▶ [WHAT TO DO]: Return every line below in which "chart" appears.

▶ [DATA]:
==============================

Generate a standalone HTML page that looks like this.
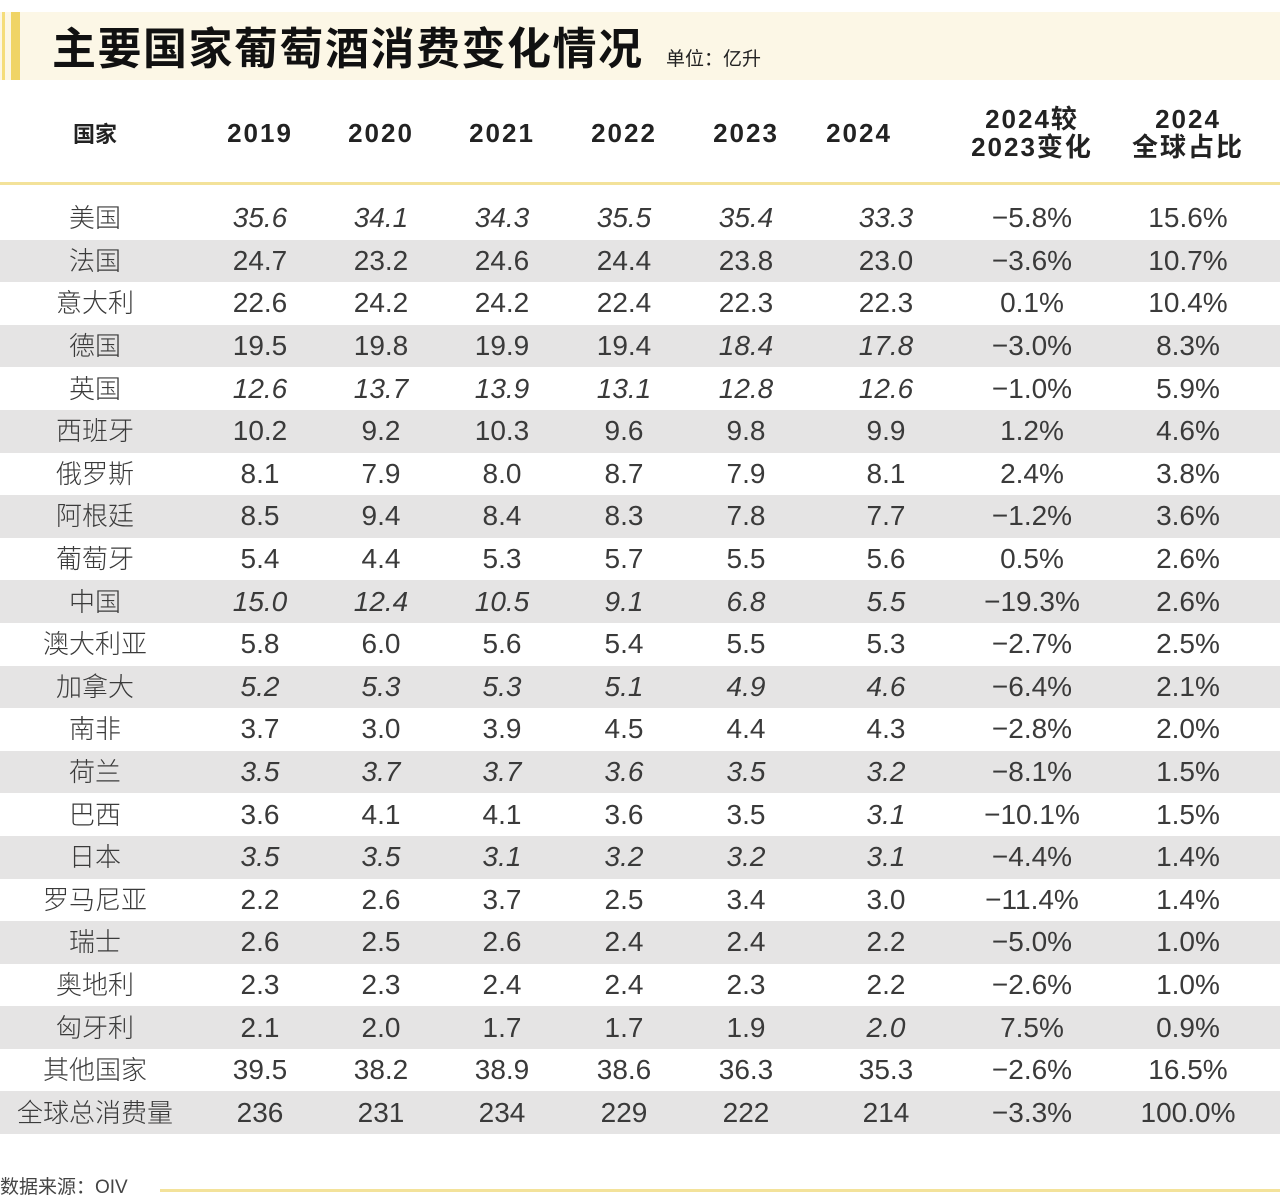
<!DOCTYPE html>
<html><head><meta charset="utf-8"><style>
body{margin:0;width:1280px;height:1203px;background:#fff;position:relative;overflow:hidden;font-family:"Liberation Sans","Noto Sans CJK SC",sans-serif;color:#333}
.band{position:absolute;left:0;top:12px;width:1280px;height:68px;background:#fcf7e6}
.b1{position:absolute;left:2px;top:12px;width:3px;height:68px;background:#f5dd7a}
.b2{position:absolute;left:11px;top:12px;width:9px;height:68px;background:#f0d466}
.title{position:absolute;left:52px;top:15px;font-size:44px;font-weight:bold;color:#111;font-family:"Noto Sans CJK SC",sans-serif;letter-spacing:1.5px;line-height:60px}
.unit{position:absolute;left:666px;top:44px;font-size:19px;color:#222;font-family:"Noto Sans CJK SC",sans-serif}
table{position:absolute;left:0;top:84px;border-collapse:collapse;table-layout:fixed;width:1280px}
td{text-align:center;padding:0;font-size:28px;font-weight:300;color:#3a3a3a;height:42.6px;line-height:42px;white-space:nowrap}
tr.h td{height:98px;font-size:26px;font-weight:bold;color:#222;line-height:28px;letter-spacing:2px;border-bottom:3px solid #f3e29a}
tr.h td.cn{font-family:"Noto Sans CJK SC",sans-serif;font-size:22px;letter-spacing:0}
tr.sp td{height:12px}
tr.g td{background:#e5e4e4}
td.n{font-family:"Liberation Sans","Noto Sans CJK SC",sans-serif;font-size:26px}
i{font-style:italic}
.src{position:absolute;left:0;top:1172px;font-size:19px;color:#444;font-family:"Liberation Sans","Noto Sans CJK SC",sans-serif}
.line{position:absolute;left:160px;top:1189px;width:1120px;height:3px;background:#f3e29a}
</style></head><body>
<div class="band"></div><div class="b1"></div><div class="b2"></div>
<div class="title">主要国家葡萄酒消费变化情况</div>
<div class="unit">单位：亿升</div>
<table>
<colgroup><col style="width:190px"><col style="width:140px"><col style="width:102px"><col style="width:140px"><col style="width:104px"><col style="width:140px"><col style="width:140px"><col style="width:152px"><col style="width:172px"></colgroup>
<tr class="h"><td class="cn">国家</td><td>2019</td><td>2020</td><td>2021</td><td>2022</td><td>2023</td><td style="padding-right:54px">2024</td><td>2024较<br>2023变化</td><td style="padding-right:12px">2024<br>全球占比</td></tr>
<tr class="sp"><td colspan="9"></td></tr>
<tr><td class="n">美国</td><td><i>35.6</i></td><td><i>34.1</i></td><td><i>34.3</i></td><td><i>35.5</i></td><td><i>35.4</i></td><td><i>33.3</i></td><td>−5.8%</td><td style="padding-right:12px">15.6%</td></tr>
<tr class="g"><td class="n">法国</td><td>24.7</td><td>23.2</td><td>24.6</td><td>24.4</td><td>23.8</td><td>23.0</td><td>−3.6%</td><td style="padding-right:12px">10.7%</td></tr>
<tr><td class="n">意大利</td><td>22.6</td><td>24.2</td><td>24.2</td><td>22.4</td><td>22.3</td><td>22.3</td><td>0.1%</td><td style="padding-right:12px">10.4%</td></tr>
<tr class="g"><td class="n">德国</td><td>19.5</td><td>19.8</td><td>19.9</td><td>19.4</td><td><i>18.4</i></td><td><i>17.8</i></td><td>−3.0%</td><td style="padding-right:12px">8.3%</td></tr>
<tr><td class="n">英国</td><td><i>12.6</i></td><td><i>13.7</i></td><td><i>13.9</i></td><td><i>13.1</i></td><td><i>12.8</i></td><td><i>12.6</i></td><td>−1.0%</td><td style="padding-right:12px">5.9%</td></tr>
<tr class="g"><td class="n">西班牙</td><td>10.2</td><td>9.2</td><td>10.3</td><td>9.6</td><td>9.8</td><td>9.9</td><td>1.2%</td><td style="padding-right:12px">4.6%</td></tr>
<tr><td class="n">俄罗斯</td><td>8.1</td><td>7.9</td><td>8.0</td><td>8.7</td><td>7.9</td><td>8.1</td><td>2.4%</td><td style="padding-right:12px">3.8%</td></tr>
<tr class="g"><td class="n">阿根廷</td><td>8.5</td><td>9.4</td><td>8.4</td><td>8.3</td><td>7.8</td><td>7.7</td><td>−1.2%</td><td style="padding-right:12px">3.6%</td></tr>
<tr><td class="n">葡萄牙</td><td>5.4</td><td>4.4</td><td>5.3</td><td>5.7</td><td>5.5</td><td>5.6</td><td>0.5%</td><td style="padding-right:12px">2.6%</td></tr>
<tr class="g"><td class="n">中国</td><td><i>15.0</i></td><td><i>12.4</i></td><td><i>10.5</i></td><td><i>9.1</i></td><td><i>6.8</i></td><td><i>5.5</i></td><td>−19.3%</td><td style="padding-right:12px">2.6%</td></tr>
<tr><td class="n">澳大利亚</td><td>5.8</td><td>6.0</td><td>5.6</td><td>5.4</td><td>5.5</td><td>5.3</td><td>−2.7%</td><td style="padding-right:12px">2.5%</td></tr>
<tr class="g"><td class="n">加拿大</td><td><i>5.2</i></td><td><i>5.3</i></td><td><i>5.3</i></td><td><i>5.1</i></td><td><i>4.9</i></td><td><i>4.6</i></td><td>−6.4%</td><td style="padding-right:12px">2.1%</td></tr>
<tr><td class="n">南非</td><td>3.7</td><td>3.0</td><td>3.9</td><td>4.5</td><td>4.4</td><td>4.3</td><td>−2.8%</td><td style="padding-right:12px">2.0%</td></tr>
<tr class="g"><td class="n">荷兰</td><td><i>3.5</i></td><td><i>3.7</i></td><td><i>3.7</i></td><td><i>3.6</i></td><td><i>3.5</i></td><td><i>3.2</i></td><td>−8.1%</td><td style="padding-right:12px">1.5%</td></tr>
<tr><td class="n">巴西</td><td>3.6</td><td>4.1</td><td>4.1</td><td>3.6</td><td>3.5</td><td><i>3.1</i></td><td>−10.1%</td><td style="padding-right:12px">1.5%</td></tr>
<tr class="g"><td class="n">日本</td><td><i>3.5</i></td><td><i>3.5</i></td><td><i>3.1</i></td><td><i>3.2</i></td><td><i>3.2</i></td><td><i>3.1</i></td><td>−4.4%</td><td style="padding-right:12px">1.4%</td></tr>
<tr><td class="n">罗马尼亚</td><td>2.2</td><td>2.6</td><td>3.7</td><td>2.5</td><td>3.4</td><td>3.0</td><td>−11.4%</td><td style="padding-right:12px">1.4%</td></tr>
<tr class="g"><td class="n">瑞士</td><td>2.6</td><td>2.5</td><td>2.6</td><td>2.4</td><td>2.4</td><td>2.2</td><td>−5.0%</td><td style="padding-right:12px">1.0%</td></tr>
<tr><td class="n">奥地利</td><td>2.3</td><td>2.3</td><td>2.4</td><td>2.4</td><td>2.3</td><td>2.2</td><td>−2.6%</td><td style="padding-right:12px">1.0%</td></tr>
<tr class="g"><td class="n">匈牙利</td><td>2.1</td><td>2.0</td><td>1.7</td><td>1.7</td><td>1.9</td><td><i>2.0</i></td><td>7.5%</td><td style="padding-right:12px">0.9%</td></tr>
<tr><td class="n">其他国家</td><td>39.5</td><td>38.2</td><td>38.9</td><td>38.6</td><td>36.3</td><td>35.3</td><td>−2.6%</td><td style="padding-right:12px">16.5%</td></tr>
<tr class="g"><td class="n">全球总消费量</td><td>236</td><td>231</td><td>234</td><td>229</td><td>222</td><td>214</td><td>−3.3%</td><td style="padding-right:12px">100.0%</td></tr>
</table>
<div class="src">数据来源：OIV</div>
<div class="line"></div>
</body></html>
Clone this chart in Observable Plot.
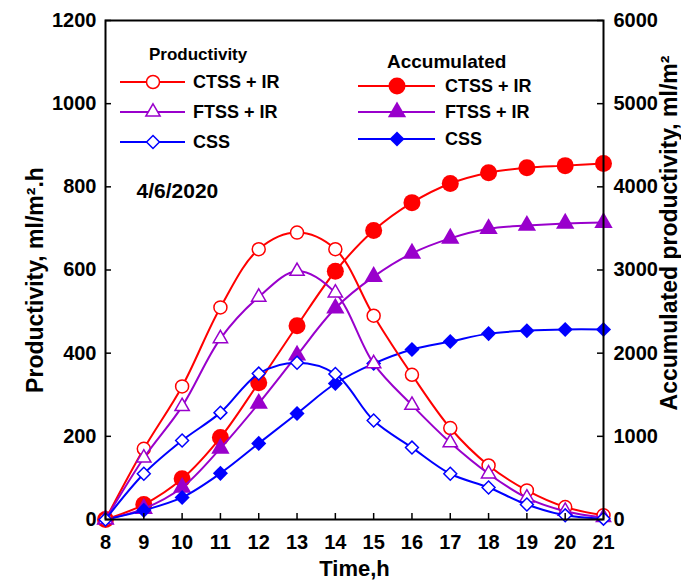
<!DOCTYPE html>
<html>
<head>
<meta charset="utf-8">
<script src="https://cdn.jsdelivr.net/npm/d3@7"></script>
<script src="https://cdn.jsdelivr.net/npm/@observablehq/plot@0.6"></script>
<style>
  html, body { margin: 0; padding: 0; background: #fff; }
  #chart { width: 681px; height: 581px; }
</style>
</head>
<body>
<div id="chart"></div>
<script>
// ---- data ----
const hours = [8, 9, 10, 11, 12, 13, 14, 15, 16, 17, 18, 19, 20, 21];
const prodCTSS = [0, 170, 320, 510, 650, 690, 650, 490, 348, 220, 130, 70, 30, 10];
const prodFTSS = [0, 148, 272, 435, 535, 597, 545, 375, 275, 185, 110, 52, 20, 5];
const prodCSS  = [0, 110, 190, 257, 351, 377, 350, 238, 173, 110, 77, 36, 10, 2];
const accCTSS  = [0, 180, 490, 985, 1645, 2330, 2985, 3475, 3810, 4040, 4170, 4230, 4255, 4280];
const accFTSS  = [0, 130, 385, 855, 1395, 1975, 2540, 2920, 3200, 3380, 3495, 3535, 3560, 3570];
const accCSS   = [0, 110, 265, 555, 915, 1275, 1635, 1875, 2045, 2140, 2235, 2270, 2285, 2285];
const seriesNames = ["CTSS + IR", "FTSS + IR", "CSS"];
const prodTicks = [0, 200, 400, 600, 800, 1000, 1200];
const accTicks = [0, 1000, 2000, 3000, 4000, 5000, 6000];
const dateLabel = "4/6/2020";
const xLabel = "Time,h";
const yLabel = "Productivity, ml/m².h";
const y2Label = "Accumulated productivity, ml/m²";
const legendTitles = ["Productivity", "Accumulated"];

// ---- styling ----
const colors = ["#ff0000", "#9900cc", "#0000ff"];
const openSymbols = [
  {symbol: "circle", r: 6.5},
  {symbol: "triangle", r: 5.3},
  {symbol: "diamond2", r: 5.8}
];
const filledSymbols = [
  {symbol: "circle", r: 8.5},
  {symbol: "triangle", r: 6.8},
  {symbol: "diamond2", r: 6.8}
];
const xMin = hours[0], xMax = hours[hours.length - 1];
const yMin = prodTicks[0], yMax = prodTicks[prodTicks.length - 1];
const ratio = accTicks[accTicks.length - 1] / yMax;
const font = "'Liberation Sans', Arial, sans-serif";

const prodSeries = [prodCTSS, prodFTSS, prodCSS];
const accSeries = [accCTSS, accFTSS, accCSS];
const rows = (vals, scale) => hours.map((h, i) => ({h, v: vals[i] / scale}));

const marks = [];
// accumulated (right axis) drawn first
accSeries.forEach((vals, k) => {
  const d = rows(vals, ratio);
  marks.push(Plot.line(d, {x: "h", y: "v", stroke: colors[k], strokeWidth: 2, curve: "catmull-rom"}));
  marks.push(Plot.dot(d, {x: "h", y: "v", symbol: filledSymbols[k].symbol, r: filledSymbols[k].r, fill: colors[k], stroke: "none"}));
});
prodSeries.forEach((vals, k) => {
  const d = rows(vals, 1);
  marks.push(Plot.line(d, {x: "h", y: "v", stroke: colors[k], strokeWidth: 2, curve: "catmull-rom"}));
  marks.push(Plot.dot(d, {x: "h", y: "v", symbol: openSymbols[k].symbol, r: openSymbols[k].r, fill: "white", stroke: colors[k], strokeWidth: 1.5}));
});

const accTickPos = accTicks.map(d => d / ratio);

const svg = Plot.plot({
  width: 681,
  height: 581,
  marginLeft: 105,
  marginRight: 78,
  marginTop: 20,
  marginBottom: 62,
  x: {domain: [xMin, xMax]},
  y: {domain: [yMin, yMax]},
  style: {fontFamily: font, fontWeight: "bold", fontSize: "20px", color: "black", background: "white", overflow: "visible"},
  marks: [
    ...marks,
    // inward tick marks
    Plot.ruleX(hours, {x: d => d, y1: yMin, y2: yMin, insetTop: -6, stroke: "black", strokeWidth: 1.5}),
    Plot.ruleY(prodTicks, {y: d => d, x1: xMin, x2: xMin, insetRight: -6, stroke: "black", strokeWidth: 1.5}),
    Plot.ruleY(accTickPos, {y: d => d, x1: xMax, x2: xMax, insetLeft: -6, stroke: "black", strokeWidth: 1.5}),
    Plot.frame({stroke: "black", strokeWidth: 2}),
    Plot.axisX({ticks: hours, tickSize: 0, tickPadding: 15, tickFormat: d => String(d), label: null, fontSize: 20}),
    Plot.axisY({ticks: prodTicks, anchor: "left", tickSize: 0, tickPadding: 9, tickFormat: d => String(d), label: null, fontSize: 20}),
    Plot.axisY(accTickPos, {anchor: "right", tickSize: 0, tickPadding: 10, tickFormat: d => String(Math.round(d * ratio)), label: null, fontSize: 20}),
    Plot.text([xLabel], {frameAnchor: "bottom", dy: 49, lineAnchor: "middle", textAnchor: "middle", fontSize: 22, ariaLabel: "xlabel"}),
    Plot.text([yLabel], {frameAnchor: "left", dx: -63, dy: 10, rotate: -90, textAnchor: "middle", lineAnchor: "bottom", fontSize: 23, ariaLabel: "ylabel"}),
    Plot.text([y2Label], {frameAnchor: "right", dx: 73, dy: -37, rotate: -90, textAnchor: "middle", lineAnchor: "bottom", fontSize: 23, ariaLabel: "y2label"}),
    Plot.text([dateLabel], {frameAnchor: "top-left", dx: 31, dy: 171, textAnchor: "start", lineAnchor: "middle", fontSize: 21})
  ]
});

const s = d3.select(svg);
s.selectAll('g[aria-label="ylabel"] text').attr("textLength", 250).attr("lengthAdjust", "spacingAndGlyphs");
s.selectAll('g[aria-label="y2label"] text').attr("textLength", 432).attr("lengthAdjust", "spacingAndGlyphs");

// ---- legend ----
const lg = s.append("g").attr("font-family", font).attr("font-weight", "bold").attr("fill", "black").attr("text-anchor", "start");
const legendCols = [
  {title: legendTitles[0], tx: 149, ty: 54, tsize: 17, x1: 120, x2: 185, mx: 153, textX: 193, ys: [82, 112, 142], sym: openSymbols, open: true},
  {title: legendTitles[1], tx: 387, ty: 61, tsize: 19, x1: 358, x2: 435, mx: 397, textX: 445, ys: [86, 112, 139], sym: filledSymbols, open: false}
];
const symMap = {circle: d3.symbolCircle, triangle: d3.symbolTriangle, diamond2: d3.symbolDiamond2};
legendCols.forEach(c => {
  lg.append("text").attr("x", c.tx).attr("y", c.ty).attr("dy", "0.35em").attr("font-size", c.tsize).attr("text-anchor", "start").text(c.title);
  seriesNames.forEach((name, k) => {
    const y = c.ys[k];
    lg.append("line").attr("x1", c.x1).attr("x2", c.x2).attr("y1", y).attr("y2", y).attr("stroke", colors[k]).attr("stroke-width", 2);
    const p = d3.symbol(symMap[c.sym[k].symbol], Math.PI * c.sym[k].r * c.sym[k].r)();
    lg.append("path").attr("d", p).attr("transform", `translate(${c.mx},${y})`)
      .attr("fill", c.open ? "white" : colors[k]).attr("stroke", c.open ? colors[k] : "none").attr("stroke-width", 1.5);
    lg.append("text").attr("x", c.textX).attr("y", y).attr("dy", "0.35em").attr("font-size", 18).attr("text-anchor", "start").text(name);
  });
});

document.getElementById("chart").appendChild(svg);
</script>
</body>
</html>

==============================

▶ [WRITTEN ANSWER]:
Clone this chart in Observable Plot.
  #chart { width: 681px; height: 581px; }
<div id="chart"></div>
document.getElementById("chart").appendChild(svg);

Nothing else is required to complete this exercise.